The 117-year-old Brixham trawler Pilgrim took pride of place in the Dart last weekend after a week-long stay on the river, culminating in a reception celebration.

Pilgrim dropped anchor in the Dart a fortnight ago after travelling from her home base in Brixham on one of her first voyages following the completion of a £1.4m restoration project.

The 78ft gaff-rigged sailing trawler arrived in time for the town's Try a Boat weekend when she was thrown open for the public to visit and look over her.

She spent last week moored upriver on one of the naval college buoys before BRNC commander Cpt Jerry Kyd and other college sailors were taken out for an evening sail.
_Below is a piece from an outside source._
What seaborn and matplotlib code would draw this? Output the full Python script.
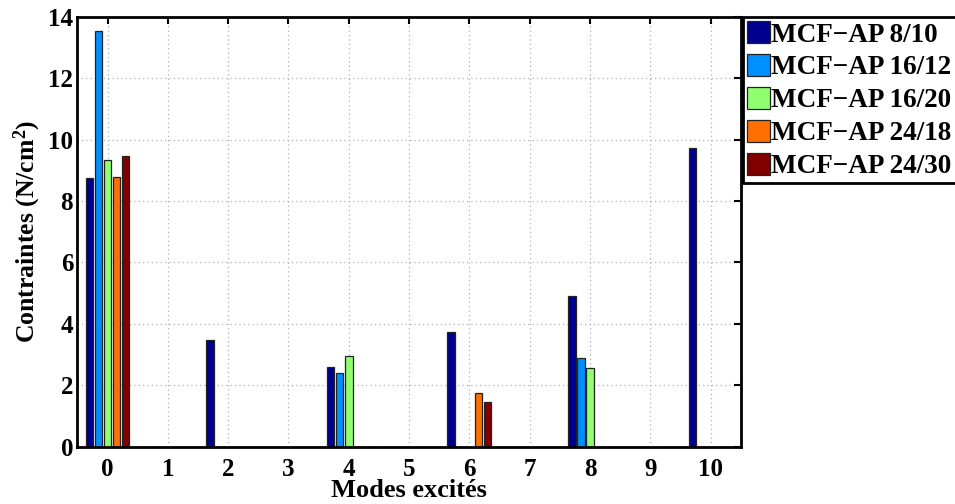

Last weekend she was moored up on Dartmouth Town Quay where the public were once again invited to give her a once over before she returned to Brixham.

On Friday, she hosted an afternoon reception which included mayor Paul Allen as one of the guests.

The old trawler was left rotting in Sweden until she was spotted and brought back to the UK in 1999. Since then the Pilgrim Preservation Trust secured a £950,000 heritage lottery to completely restore the old craft.

After two years of restoration work, Pilgrim was floated out of the Butler and Co dry dock at Old Mill Creek, Dartmouth, in September 2011 before being towed to Brixham for the work to be completed.

That was finally completed in April and the week before her Dartmouth visit she went out on her first catered sail – carrying a group of managers and staff from a Nuneaton engineering firm which had been instrumental in restoring her engines.